__Directions__
Report how many lines below contain the word "this". Give only the number.
Start of Supplied material
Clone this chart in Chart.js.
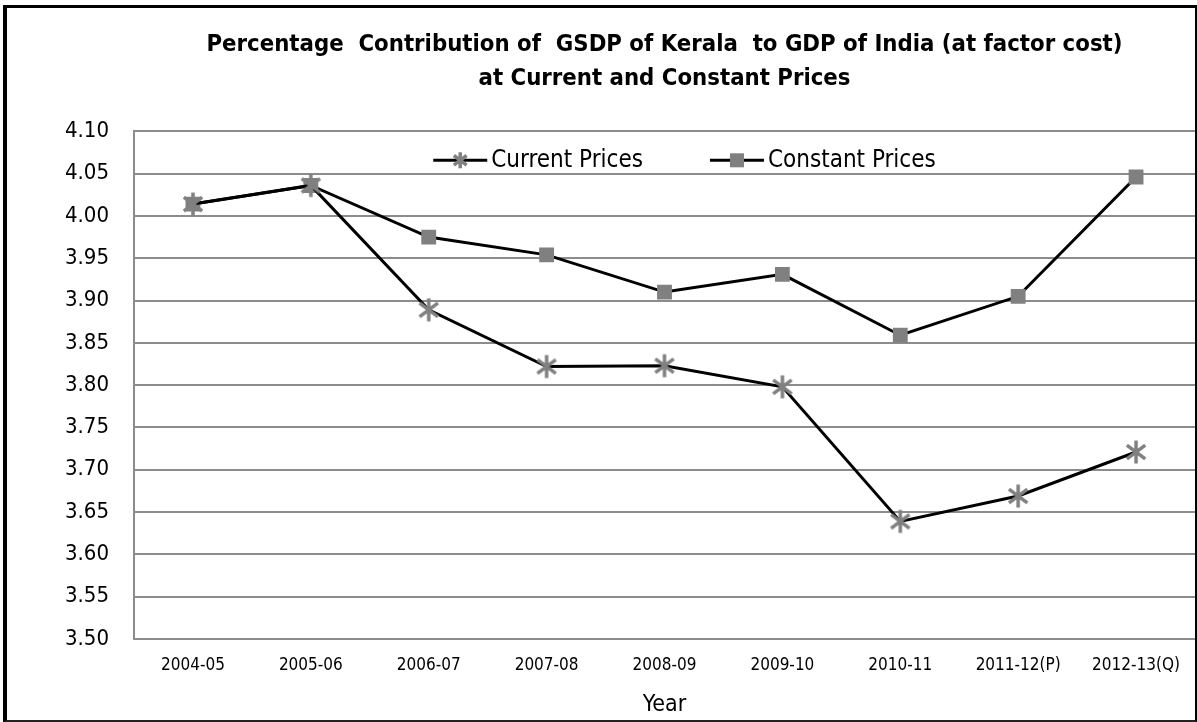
End of Supplied material
Start of Supplied material
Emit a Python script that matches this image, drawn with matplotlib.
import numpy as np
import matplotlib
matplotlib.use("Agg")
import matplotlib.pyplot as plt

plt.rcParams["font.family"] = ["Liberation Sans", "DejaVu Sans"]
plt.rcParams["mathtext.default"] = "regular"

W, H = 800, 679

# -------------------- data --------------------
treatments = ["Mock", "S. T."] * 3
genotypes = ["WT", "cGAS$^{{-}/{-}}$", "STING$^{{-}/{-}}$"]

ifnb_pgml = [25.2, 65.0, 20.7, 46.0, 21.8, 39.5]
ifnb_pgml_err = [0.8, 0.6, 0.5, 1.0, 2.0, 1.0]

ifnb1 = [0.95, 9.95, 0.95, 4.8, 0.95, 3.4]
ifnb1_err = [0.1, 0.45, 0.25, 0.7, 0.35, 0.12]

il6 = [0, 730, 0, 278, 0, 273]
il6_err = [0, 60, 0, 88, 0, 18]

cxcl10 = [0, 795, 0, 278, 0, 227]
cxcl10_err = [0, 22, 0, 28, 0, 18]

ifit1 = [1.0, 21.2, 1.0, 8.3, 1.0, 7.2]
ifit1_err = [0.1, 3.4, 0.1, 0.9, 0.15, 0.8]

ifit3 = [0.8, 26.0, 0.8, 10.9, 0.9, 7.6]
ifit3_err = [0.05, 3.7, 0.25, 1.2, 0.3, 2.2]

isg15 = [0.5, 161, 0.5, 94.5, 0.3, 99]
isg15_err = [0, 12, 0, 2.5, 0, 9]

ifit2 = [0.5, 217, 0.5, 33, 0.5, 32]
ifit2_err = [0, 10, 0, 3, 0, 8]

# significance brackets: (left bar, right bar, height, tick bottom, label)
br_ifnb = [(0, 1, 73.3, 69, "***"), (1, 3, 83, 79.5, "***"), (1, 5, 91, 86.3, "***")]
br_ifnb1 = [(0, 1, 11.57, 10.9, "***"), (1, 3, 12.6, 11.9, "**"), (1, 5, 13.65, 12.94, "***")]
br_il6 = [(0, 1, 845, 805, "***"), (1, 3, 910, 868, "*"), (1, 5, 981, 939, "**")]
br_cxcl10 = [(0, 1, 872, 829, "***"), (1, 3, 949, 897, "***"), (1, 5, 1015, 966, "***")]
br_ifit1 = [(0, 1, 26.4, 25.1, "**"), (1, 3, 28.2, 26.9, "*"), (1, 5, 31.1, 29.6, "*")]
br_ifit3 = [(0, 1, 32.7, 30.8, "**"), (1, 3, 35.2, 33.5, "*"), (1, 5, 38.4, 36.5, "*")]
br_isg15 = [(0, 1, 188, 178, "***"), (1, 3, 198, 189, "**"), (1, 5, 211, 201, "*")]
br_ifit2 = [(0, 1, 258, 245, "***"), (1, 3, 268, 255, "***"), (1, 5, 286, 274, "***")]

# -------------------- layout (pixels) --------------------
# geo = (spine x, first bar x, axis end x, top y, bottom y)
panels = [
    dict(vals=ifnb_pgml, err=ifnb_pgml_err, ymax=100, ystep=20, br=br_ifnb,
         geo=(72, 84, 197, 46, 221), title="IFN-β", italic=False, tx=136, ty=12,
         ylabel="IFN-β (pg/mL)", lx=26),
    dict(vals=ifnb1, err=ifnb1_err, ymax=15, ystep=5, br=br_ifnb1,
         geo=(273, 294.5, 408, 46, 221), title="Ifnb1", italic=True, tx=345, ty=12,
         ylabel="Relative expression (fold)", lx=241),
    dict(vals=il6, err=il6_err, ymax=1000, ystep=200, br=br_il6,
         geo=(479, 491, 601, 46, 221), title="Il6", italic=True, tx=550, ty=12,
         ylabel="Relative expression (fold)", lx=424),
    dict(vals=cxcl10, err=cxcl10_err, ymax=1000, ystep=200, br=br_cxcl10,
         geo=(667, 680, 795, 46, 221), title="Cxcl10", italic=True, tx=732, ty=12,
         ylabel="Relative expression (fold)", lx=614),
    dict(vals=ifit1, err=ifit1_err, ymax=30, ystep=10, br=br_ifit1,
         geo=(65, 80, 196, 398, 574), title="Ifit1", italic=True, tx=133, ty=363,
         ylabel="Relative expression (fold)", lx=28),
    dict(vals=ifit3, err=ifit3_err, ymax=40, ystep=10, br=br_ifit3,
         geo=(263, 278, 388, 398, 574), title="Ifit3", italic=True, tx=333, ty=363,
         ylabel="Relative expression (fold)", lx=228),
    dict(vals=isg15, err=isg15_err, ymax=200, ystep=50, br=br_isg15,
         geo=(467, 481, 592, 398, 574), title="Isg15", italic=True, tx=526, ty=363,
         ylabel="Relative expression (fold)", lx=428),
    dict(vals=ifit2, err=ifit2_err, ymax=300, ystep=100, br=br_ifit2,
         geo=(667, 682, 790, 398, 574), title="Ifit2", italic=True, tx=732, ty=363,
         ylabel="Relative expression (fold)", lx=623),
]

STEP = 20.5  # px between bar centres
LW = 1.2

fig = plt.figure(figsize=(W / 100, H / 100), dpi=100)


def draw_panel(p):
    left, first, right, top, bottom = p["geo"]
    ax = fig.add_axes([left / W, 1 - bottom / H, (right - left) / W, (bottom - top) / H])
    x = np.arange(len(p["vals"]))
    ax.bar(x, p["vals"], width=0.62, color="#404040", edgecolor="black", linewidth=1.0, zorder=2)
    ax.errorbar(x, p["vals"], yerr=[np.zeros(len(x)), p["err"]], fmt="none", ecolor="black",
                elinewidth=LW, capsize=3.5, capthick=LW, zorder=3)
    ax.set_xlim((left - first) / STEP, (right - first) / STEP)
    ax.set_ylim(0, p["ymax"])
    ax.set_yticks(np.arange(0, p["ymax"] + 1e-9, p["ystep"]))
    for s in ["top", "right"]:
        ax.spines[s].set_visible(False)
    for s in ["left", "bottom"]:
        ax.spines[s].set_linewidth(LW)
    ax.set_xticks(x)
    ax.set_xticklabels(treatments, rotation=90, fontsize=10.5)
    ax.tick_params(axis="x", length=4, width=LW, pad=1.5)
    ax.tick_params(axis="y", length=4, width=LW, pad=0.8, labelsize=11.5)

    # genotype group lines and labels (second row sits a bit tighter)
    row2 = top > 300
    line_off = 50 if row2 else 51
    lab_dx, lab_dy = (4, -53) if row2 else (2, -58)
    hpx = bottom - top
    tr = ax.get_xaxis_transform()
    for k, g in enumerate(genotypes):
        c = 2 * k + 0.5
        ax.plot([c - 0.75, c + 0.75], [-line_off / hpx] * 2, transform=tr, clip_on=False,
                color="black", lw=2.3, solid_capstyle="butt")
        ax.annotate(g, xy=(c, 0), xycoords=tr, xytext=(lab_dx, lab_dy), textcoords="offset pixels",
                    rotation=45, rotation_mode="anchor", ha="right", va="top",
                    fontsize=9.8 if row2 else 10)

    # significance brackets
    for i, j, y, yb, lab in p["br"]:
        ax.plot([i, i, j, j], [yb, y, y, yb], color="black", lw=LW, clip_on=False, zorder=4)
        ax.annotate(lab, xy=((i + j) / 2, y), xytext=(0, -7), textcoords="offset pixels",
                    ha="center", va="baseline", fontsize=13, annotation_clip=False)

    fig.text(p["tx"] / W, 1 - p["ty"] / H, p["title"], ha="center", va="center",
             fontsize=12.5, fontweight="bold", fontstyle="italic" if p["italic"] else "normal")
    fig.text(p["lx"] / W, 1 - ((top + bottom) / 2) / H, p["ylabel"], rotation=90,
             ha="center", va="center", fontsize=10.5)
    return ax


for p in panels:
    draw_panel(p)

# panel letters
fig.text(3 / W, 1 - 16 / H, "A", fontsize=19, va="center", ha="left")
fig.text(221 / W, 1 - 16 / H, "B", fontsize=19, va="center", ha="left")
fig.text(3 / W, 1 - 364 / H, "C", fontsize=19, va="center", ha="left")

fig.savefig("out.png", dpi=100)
End of Supplied material
__Complete answer__
2